When filling out a document such as a job application or school registration form you are often asked to provide your name, address, phone number, birth date, and sex or gender. But have you ever been asked to provide your sex and your gender? Like most people, you may not have realized that sex and gender are not the same. However, sociologists and most other social scientists view them as conceptually distinct. Sex refers to physical or physiological differences between males and females, including both primary sex characteristics (the reproductive system) and secondary characteristics such as height and muscularity. Gender refers to behaviors, personal traits, and social positions that society attributes to being female or male.
A person's sex, as determined by his or her biology, does not always correspond with his or her gender. Therefore, the terms sex and gender are not interchangeable. A baby boy who is born with male genitalia will be identified as male. As he grows, however, he may identify with the feminine aspects of his culture. Since the term sex refers to biological or physical distinctions, characteristics of sex will not vary significantly between different human societies. Generally, persons of the female sex, regardless of culture, will eventually menstruate and develop breasts that can lactate. Characteristics of gender, on the other hand, may vary greatly between different societies. For example, in U.S. culture, it is considered feminine (or a trait of the female gender) to wear a dress or skirt. However, in many Middle Eastern, Asian, and African cultures, dresses or skirts (often referred to as sarongs, robes, or gowns) are considered masculine. The kilt worn by a Scottish male does not make him appear feminine in his culture.
Symbolic interactionism aims to understand human behavior by analyzing the critical role of symbols in human interaction. This is certainly relevant to the discussion of masculinity and femininity. Imagine that you walk into a bank hoping to get a small loan for school, a home, or a small business venture. If you meet with a male loan officer, you may state your case logically by listing all the hard numbers that make you a qualified applicant as a means of appealing to the analytical characteristics associated with masculinity. If you meet with a female loan officer, you may make an emotional appeal by stating your good intentions as a means of appealing to the caring characteristics associated with femininity.

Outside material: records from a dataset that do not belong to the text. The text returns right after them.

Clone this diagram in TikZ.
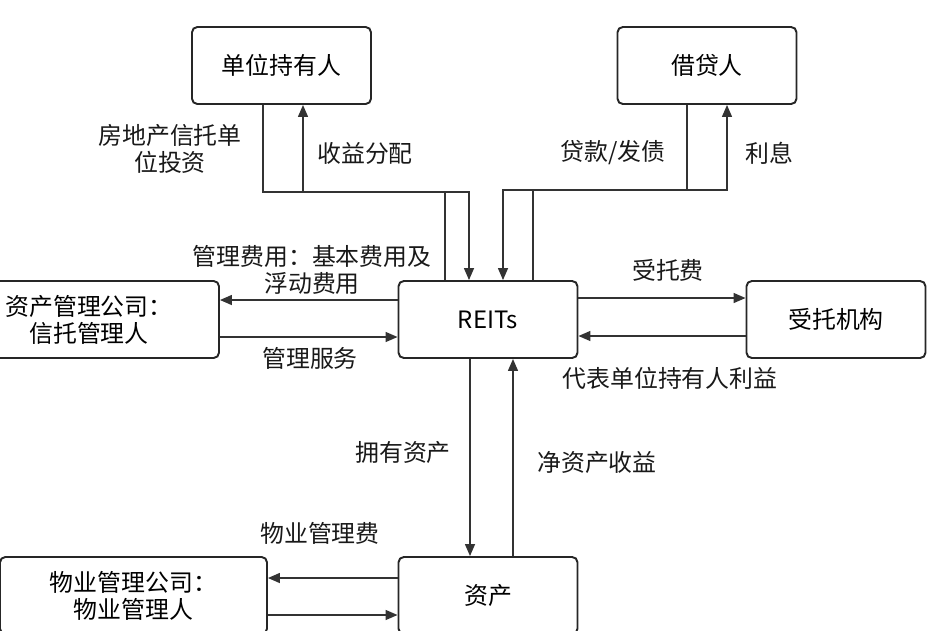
\documentclass[tikz,border=0pt]{standalone}
\usepackage{fontspec}
\setmainfont{Noto Sans CJK SC}
\usetikzlibrary{arrows.meta}

\tikzset{
  box/.style={draw=black!85,line width=1.1pt,rounded corners=3pt,fill=white,
    minimum width=3.58cm,minimum height=1.54cm,align=center},
  flow/.style={draw=black!80,line width=0.8pt,-{Triangle[length=0.24cm,width=0.2cm]}},
  lbl/.style={align=center,text=black!90}
}

\begin{document}
\begin{tikzpicture}[x=0.02cm,y=-0.02cm,font=\fontsize{13.6pt}{15.4pt}\selectfont]
\clip (0,0) rectangle (927,630);

% Boxes
\node[box] (holder) at (281.5,65.5) {单位持有人};
\node[box] (lender) at (707,65.5) {借贷人};
\node[box] (reits) at (488,319.5) {REITs};
\node[box] (trustee) at (836,319.5) {受托机构};
\node[box,minimum width=5.2cm] (am) at (89,319.5) {资产管理公司：\\信托管理人};
\node[box] (asset) at (488,595.5) {资产};
\node[box,minimum width=5.34cm] (pm) at (133.5,595.5) {物业管理公司：\\物业管理人};

% Bend points above REITs
\coordinate (invL) at (469,192);
\coordinate (payL) at (303,192);
\coordinate (payR) at (445,192);
\coordinate (invH) at (263,192);
\coordinate (loanR) at (503,190);
\coordinate (loanL) at (687,190);
\coordinate (intL) at (533,190);
\coordinate (intR) at (727,190);

% Unit holders and lenders
\draw[flow] (holder.south -| invH) -- (invH) -- (invL) -- (reits.north -| invL);
\draw[flow] (reits.north -| payR) -- (payR) -- (payL) -- (holder.south -| payL);
\draw[flow] (lender.south -| loanL) -- (loanL) -- (loanR) -- (reits.north -| loanR);
\draw[flow] (reits.north -| intL) -- (intL) -- (intR) -- (lender.south -| intR);
\node[lbl] (linvest) at (170,149) {房地产信托单\\位投资};
\node[lbl] (lpayout) at (365,153) {收益分配};
\node[lbl] (lloan) at (613,153) {贷款/发债};
\node[lbl] (linterest) at (769,153) {利息};

% Asset manager
\draw[flow] ([yshift=0.39cm]reits.west) -- ([yshift=0.39cm]am.east);
\draw[flow] ([yshift=-0.35cm]am.east) -- ([yshift=-0.35cm]reits.west);
\node[lbl] (lfee) at (312,269.5) {管理费用：基本费用及\\浮动费用};
\node[lbl] (lservice) at (310,358) {管理服务};

% Trustee
\draw[flow] ([yshift=0.43cm]reits.east) -- ([yshift=0.43cm]trustee.west);
\draw[flow] ([yshift=-0.33cm]trustee.west) -- ([yshift=-0.33cm]reits.east);
\node[lbl] (ltrust) at (668,270) {受托费};
\node[lbl] (lrep) at (670,378) {代表单位持有人利益};

% Assets
\draw[flow] ([xshift=-0.36cm]reits.south) -- ([xshift=-0.36cm]asset.north);
\draw[flow] ([xshift=0.5cm]asset.north) -- ([xshift=0.5cm]reits.south);
\node[lbl] (lown) at (403,452) {拥有资产};
\node[lbl] (lnet) at (597,462) {净资产收益};

% Property manager
\draw[flow] ([yshift=0.35cm]asset.west) -- ([yshift=0.35cm]pm.east);
\draw[flow] ([yshift=-0.39cm]pm.east) -- ([yshift=-0.39cm]asset.west);
\node[lbl] (lpmfee) at (320,533) {物业管理费};
\end{tikzpicture}
\end{document}
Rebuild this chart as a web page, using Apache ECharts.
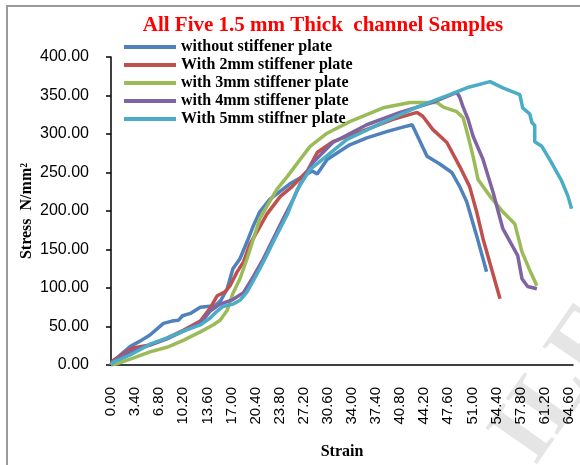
<!DOCTYPE html>
<html>
<head>
<meta charset="utf-8">
<script src="https://cdn.jsdelivr.net/npm/echarts@6/dist/echarts.min.js"></script>
<style>
  html, body { margin: 0; padding: 0; background: #fff; }
  #chart { width: 580px; height: 465px; }
</style>
</head>
<body>
<div id="chart"></div>
<script>
const seriesNames = [
  "without stiffener plate",
  "With 2mm stiffener plate",
  "with 3mm stiffener plate",
  "with 4mm stiffener plate",
  "With 5mm stiffner plate"
];
const colors = ["#4F81BD", "#C0504D", "#9BBB59", "#8064A2", "#4BACC6"];

// strain / stress
const strain0 = [0, 1.3, 2.7, 4.1, 5.5, 7.4, 8.6, 9.5, 10.1, 11.2, 12.6, 13.6, 14.7, 15.5, 16.4, 17.2, 18.2, 19.2, 20.1, 21.0, 22.4, 25.2, 28.4, 29.1, 30.5, 33.7, 36.1, 38.9, 40.8, 42.5, 44.6, 46.4, 48.1, 49.2, 50.2, 51.6, 53.0];
const stress0 = [2, 13, 24, 31, 39, 54, 57, 58, 64, 67, 75, 76, 77, 84, 99, 125, 138, 160, 181, 199, 215, 235, 252, 248, 267, 286, 295, 303, 308, 312, 271, 261, 250, 232, 212, 168, 121];

const strain1 = [0, 0.3, 3.1, 5.5, 7.9, 10.2, 12.6, 14.0, 15.0, 16.1, 16.8, 17.8, 18.7, 19.6, 20.6, 22.0, 23.9, 25.6, 27.7, 29.1, 31.3, 36.1, 39.8, 43.2, 44.0, 45.4, 47.4, 49.2, 50.6, 51.6, 52.5, 53.7, 54.9];
const stress1 = [0, 6, 22, 26, 35, 45, 57, 74, 90, 95, 103, 121, 134, 157, 173, 196, 219, 232, 252, 276, 290, 306, 319, 328, 323, 306, 289, 258, 232, 199, 164, 125, 86];

const strain2 = [0, 1.0, 3.1, 5.5, 7.9, 10.2, 12.6, 14.4, 15.4, 16.4, 17.2, 18.2, 19.2, 20.1, 21.0, 22.0, 23.4, 24.9, 26.7, 28.1, 30.5, 33.7, 38.4, 42.2, 46.0, 46.9, 48.8, 49.7, 50.4, 51.1, 51.8, 53.5, 55.3, 57.0, 58.0, 59.1, 60.1];
const stress2 = [0, 2, 9, 17, 23, 32, 43, 52, 58, 71, 93, 112, 138, 164, 190, 206, 228, 245, 267, 284, 301, 316, 334, 341, 341, 335, 329, 321, 297, 271, 241, 219, 199, 183, 147, 123, 103];

const strain3 = [0, 0.3, 2.3, 5.5, 7.9, 10.2, 12.6, 14.0, 15.4, 17.2, 18.7, 20.1, 21.5, 22.9, 24.3, 25.7, 26.7, 28.5, 31.3, 36.1, 40.8, 45.4, 48.8, 49.2, 49.7, 50.4, 51.1, 52.5, 53.9, 55.3, 57.4, 58.0, 58.8, 60.1];
const stress3 = [0, 5, 15, 26, 34, 44, 54, 70, 79, 85, 94, 115, 138, 164, 190, 215, 235, 263, 289, 312, 328, 341, 354, 348, 335, 319, 297, 267, 225, 177, 142, 112, 102, 99];

const strain4 = [0, 0.2, 2.7, 5.5, 7.9, 10.2, 12.6, 14.0, 15.0, 15.8, 17.2, 18.2, 19.2, 20.1, 21.0, 22.0, 22.9, 23.9, 24.9, 26.3, 28.1, 30.5, 33.3, 38.4, 43.2, 47.8, 50.2, 53.5, 55.3, 57.7, 58.1, 59.1, 59.4, 59.8, 59.8, 60.8, 61.9, 63.6, 64.5, 65.0];
const stress4 = [0, 3, 13, 27, 35, 44, 52, 61, 70, 76, 79, 84, 95, 110, 125, 143, 160, 178, 196, 228, 254, 272, 293, 315, 335, 351, 360, 368, 360, 351, 334, 326, 315, 311, 290, 284, 267, 239, 219, 203];

const strains = [strain0, strain1, strain2, strain3, strain4];
const stresses = [stress0, stress1, stress2, stress3, stress4];

const serif = "'Liberation Serif', 'Times New Roman', serif";
const sans = "'Liberation Sans', Arial, sans-serif";

const chart = echarts.init(document.getElementById("chart"));

const option = {
  animation: false,
  backgroundColor: "#fff",
  title: {
    text: "All Five 1.5 mm Thick  channel Samples",
    left: 318,
    textAlign: "center",
    top: 10,
    textStyle: { color: "#FF0000", fontFamily: serif, fontWeight: "bold", fontSize: 21 }
  },
  legend: {
    orient: "vertical",
    left: 119,
    top: 34,
    itemWidth: 52,
    itemHeight: 4,
    itemGap: 2,
    icon: "rect",
    textStyle: { color: "#000", fontFamily: serif, fontWeight: "bold", fontSize: 16, lineHeight: 14 },
    data: seriesNames
  },
  grid: { left: 111, right: 7, top: 57, bottom: 98 },
  xAxis: {
    type: "value",
    min: 0,
    max: 65.2,
    interval: 3.4,
    name: "Strain",
    nameLocation: "middle",
    nameGap: 79,
    nameMoveOverlap: false,
    nameTextStyle: { color: "#000", fontFamily: serif, fontWeight: "bold", fontSize: 16 },
    axisLine: { lineStyle: { color: "#000", width: 1.5 } },
    axisTick: { show: false },
    splitLine: { show: false },
    axisLabel: {
      rotate: 90,
      margin: 22,
      showMaxLabel: false,
      color: "#000",
      fontFamily: sans,
      fontSize: 15,
      formatter: v => v.toFixed(2)
    }
  },
  yAxis: {
    type: "value",
    min: 0,
    max: 400,
    interval: 50,
    name: "Stress  N/mm²",
    nameLocation: "middle",
    nameGap: 76,
    nameMoveOverlap: false,
    nameTextStyle: { color: "#000", fontFamily: serif, fontWeight: "bold", fontSize: 16 },
    axisLine: { show: true, lineStyle: { color: "#000", width: 1.5 } },
    axisTick: { show: true, length: 5, lineStyle: { color: "#000", width: 1.5 } },
    splitLine: { show: false },
    axisLabel: {
      margin: 22,
      padding: [0, 0, 12, 0],
      color: "#000",
      fontFamily: sans,
      fontSize: 16,
      formatter: v => v.toFixed(2)
    }
  },
  graphic: [
    {
      type: "rect",
      shape: { x: 7, y: 6, width: 700, height: 700 },
      style: { fill: "none", stroke: "#9a9a9a", lineWidth: 2 },
      silent: true
    },
    {
      type: "text",
      x: 562,
      y: 385,
      rotation: 0.96,
      silent: true,
      style: {
        text: "ILE",
        fill: "rgba(0,0,0,0.10)",
        font: "bold 96px " + serif,
        align: "center",
        verticalAlign: "middle"
      }
    }
  ],
  series: seriesNames.map((name, i) => ({
    name: name,
    type: "line",
    showSymbol: false,
    symbol: "none",
    color: colors[i],
    lineStyle: { width: 3.5, color: colors[i] },
    data: strains[i].map((s, k) => [s, stresses[i][k]])
  }))
};

chart.setOption(option);
</script>
</body>
</html>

Because the meanings attached to symbols are socially created and not natural, and fluid, not static, we act and react to symbols based on the current assigned meaning. The word gay, for example, once meant "cheerful," but by the 1960s it carried the primary meaning of "homosexual." In transition, it was even known to mean "careless" or "bright and showing" (Oxford American Dictionary 2010). Furthermore, the word gay (as it refers to a homosexual), carried a somewhat negative and unfavorable meaning fifty years ago, but it has since gained more neutral and even positive connotations. When people perform tasks or possess characteristics based on the gender role assigned to them, they are said to be doing gender. This notion is based on the work of West and Zimmerman (1987). Whether we are expressing our masculinity or femininity, West and Zimmerman argue, we are always "doing gender." Thus, gender is something we do or perform, not something we are.
In other words, both gender and sexuality are socially constructed. The social construction of sexuality refers to the way in which socially created definitions about the cultural appropriateness of sex-linked behavior shape the way people see and experience sexuality. This is in marked contrast to theories of sex, gender, and sexuality that link male and female behavior to biological determinism, or the belief that men and women behave differently due to differences in their biology.
Cross-national research on sexual attitudes in industrialized nations reveals that normative standards differ across the world. For example, several studies have shown that Scandinavian students are more tolerant of premarital sex than are U.S. students (Grose 2007). A study of 37 countries reported that non-Western societies—like China, Iran, and India—valued chastity highly in a potential mate, while Western European countries—such as France, the Netherlands, and Sweden—placed little value on prior sexual experiences (Buss 1989).

Even among Western cultures, attitudes can differ. For example, according to a 33,590-person survey across 24 countries, 89 percent of Swedes responded that there is nothing wrong with premarital sex, while only 42 percent of Irish responded this way. From the same study, 93 percent of Filipinos responded that sex before age 16 is always wrong or almost always wrong, while only 75 percent of Russians responded this way (Widmer, Treas, and Newcomb 1998). Sexual attitudes can also vary within a country. For instance, 45 percent of Spaniards responded that homosexuality is always wrong, while 42 percent responded that it is never wrong; only 13 percent responded somewhere in the middle (Widmer, Treas, and Newcomb 1998).
Of industrialized nations, Sweden is thought to be the most liberal when it comes to attitudes about sex, including sexual practices and sexual openness. The country has very few regulations on sexual images in the media, and sex education, which starts around age six, is a compulsory part of Swedish school curricula. Sweden's permissive approach to sex has helped the country avoid some of the major social problems associated with sex. For example, rates of teen pregnancy and sexually transmitted disease are among the world's lowest (Grose 2007). It would appear that Sweden is a model for the benefits of sexual freedom and frankness. However, implementing Swedish ideals and policies regarding sexuality in other, more politically conservative, nations would likely be met with resistance.